4. Ceza Dairesi 2016/18673 E. , 2020/4674 K.
"İçtihat Metni"MAHKEMESİ :Sulh Ceza Mahkemesi
SUÇLAR : Cinsel taciz, tehdit, hakaret
HÜKÜMLER : Mahkumiyet
Yerel Mahkemece verilen hükümler temyiz edilmekle, başvurunun süresi ve kararın niteliği ile suç tarihine göre dosya görüşüldü:
Temyiz isteğinin reddi nedenleri bulunmadığından işin esasına geçildi.

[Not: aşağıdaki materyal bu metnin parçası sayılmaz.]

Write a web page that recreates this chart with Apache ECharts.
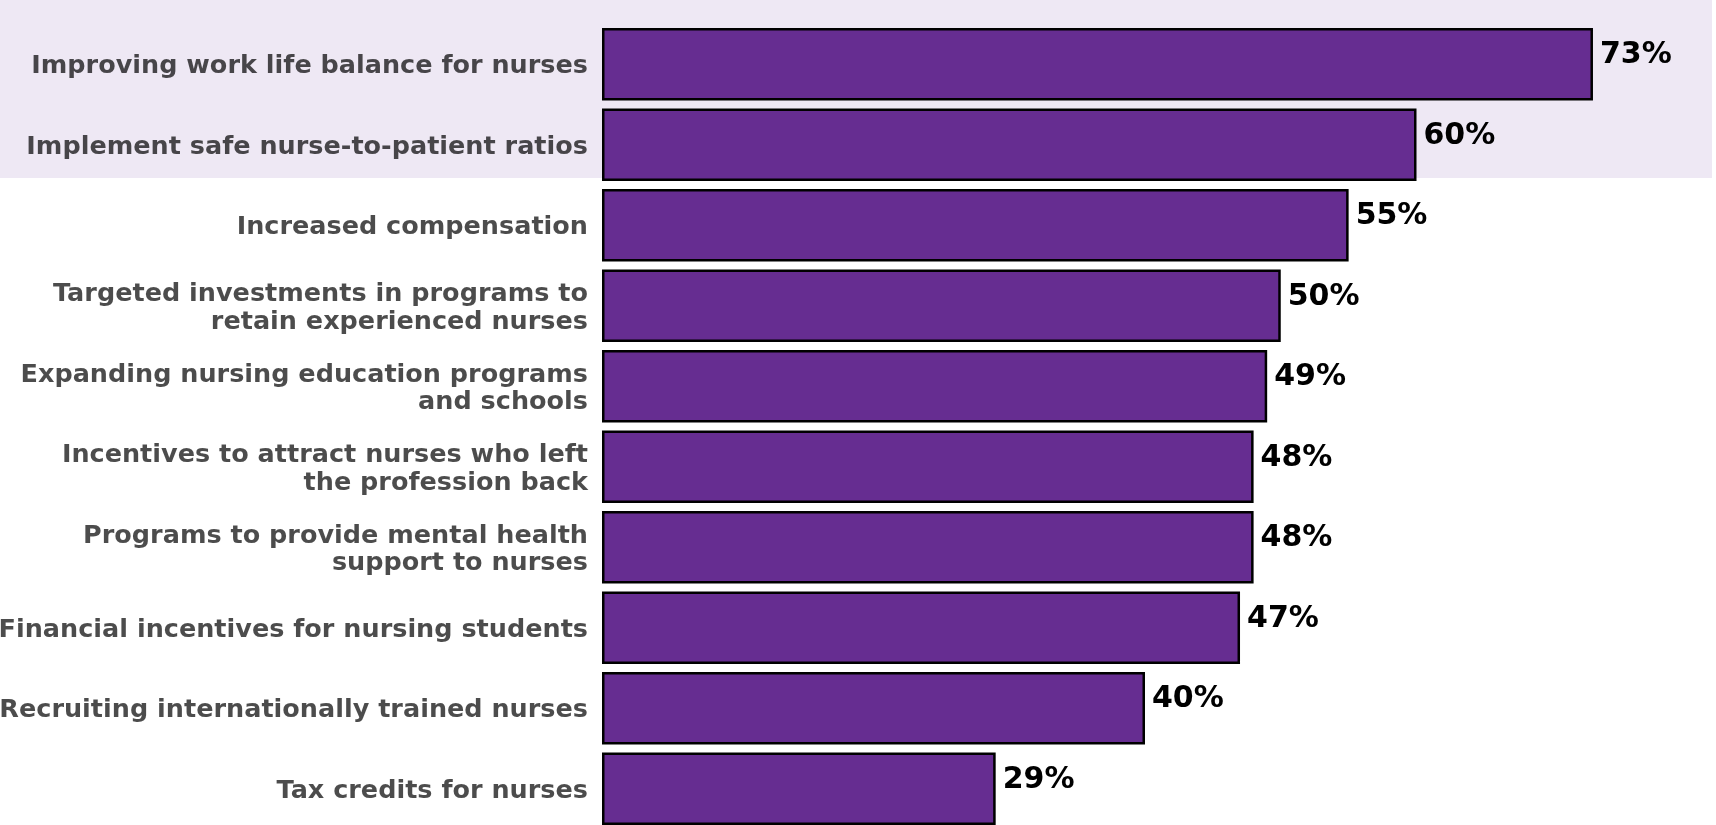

Vicdani kanının oluştuğu duruşma sürecini yansıtan tutanaklar, belgeler ve gerekçe içeriğine göre, sanığın, tehdit suçunu uzlaşma kapsamında olmayan TCK"nın 105. maddesinde düzenlenen cinsel taciz suçuyla birlikte işlemediği belirlenerek yapılan incelemede başkaca nedenler yerinde görülmemiştir.
Ancak,
1-İddianame içeriğinde sanık hakkında hakaret suçundan açılmış dava olmadığı, sanığın iş yerinde katılana bağırması ve işten kovacağını söylemesi eyleminin hakaret suçunun unsurlarını oluşturmadığı gözetilmeden, yazılı biçimde hüküm kurulması,
2-Sanığın, cinsel taciz suçunu, aynı iş yerinde çalışmanın sağladığı kolaylıktan yararlanarak işlemesi ve mağdurun bu fiil nedeniyle işi bırakmak zorunda kalıp kalmadığı hususları değerlendirilerek, TCK"nın 105/2. maddesinde düzenlenen artırım hükümlerinin uygulanıp uygulanmayacağının tartışılmaması,
3-Tehdit suçu yönünden,
02/12/2016 tarihli Resmi Gazete"de yayımlanarak aynı tarihte yürürlüğe giren 6763 sayılı Kanunun 34. maddesiyle değişik 5271 sayılı CMK"nın 253. maddesi ve maddeye eklenen fıkraya göre uzlaşma hükümleri yeniden düzenlenmiş ve sanığa isnat edilen TCK"nın 106/1. maddesi kapsamındaki tehdit suçunun uzlaştırma kapsamında bulunduğu anlaşılmış olmakla, 5237 sayılı Türk Ceza Kanunu"nun 2 ve 7. maddeleri de gözetilerek, uzlaştırma işlemi uygulanarak sonucuna göre sanığın hukuki durumunun bu kapsamda tekrar değerlendirilip belirlenmesinde zorunluluk bulunması,
4-Tüm suçlar yönünden, sanığın sabıkasında görülen ilamların hükmün açıklanmasının geri bırakılmasına ilişkin olması, CMK’nın 231/8. maddesine 28.06.2014 tarihli ve 6545 sayılı Yasanın 72. maddesiyle “denetim süresi içinde, kişi hakkında kasıtlı bir suç nedeniyle bir daha hükmün açıklanmasının geri bırakılmasına karar verilemez.” cümlesi eklenmiş ise de, daha önce verilen hükmün açıklanmasının geri bırakılmasına dair kararın kesinleşme tarihi itibariyle engel oluşturmaması karşısında, bir daha suç işlemeyeceğine dair olumlu kanaat edinilerek cezaları ertelenen sanık hakkında diğer koşullar değerlendirilmeden, "daha önce hükmün açıklanmasının geri bırakılması kararlarının olduğu ve şartların oluşmadığı"" şeklindeki yasal olmayan gerekçe ile hükmün açıklanmasının geri bırakılmasına yer olmadığına karar verilmesi,
Bozmayı gerektirmiş, katılan ... vekili ve sanık ... müdafiinin temyiz itirazları bu nedenle yerinde görülmüş olduğundan, HÜKÜMLERİN 5320 sayılı Kanunun 8/1. maddesi gereğince uygulanması gereken 1412 sayılı CMUK"nın 321. maddesi uyarınca BOZULMASINA, yargılamanın bozma öncesi aşamadan başlayarak sürdürülüp sonuçlandırılmak üzere dosyanın esas/hüküm mahkemesine gönderilmesine, 04/03/2020 tarihinde oybirliğiyle karar verildi.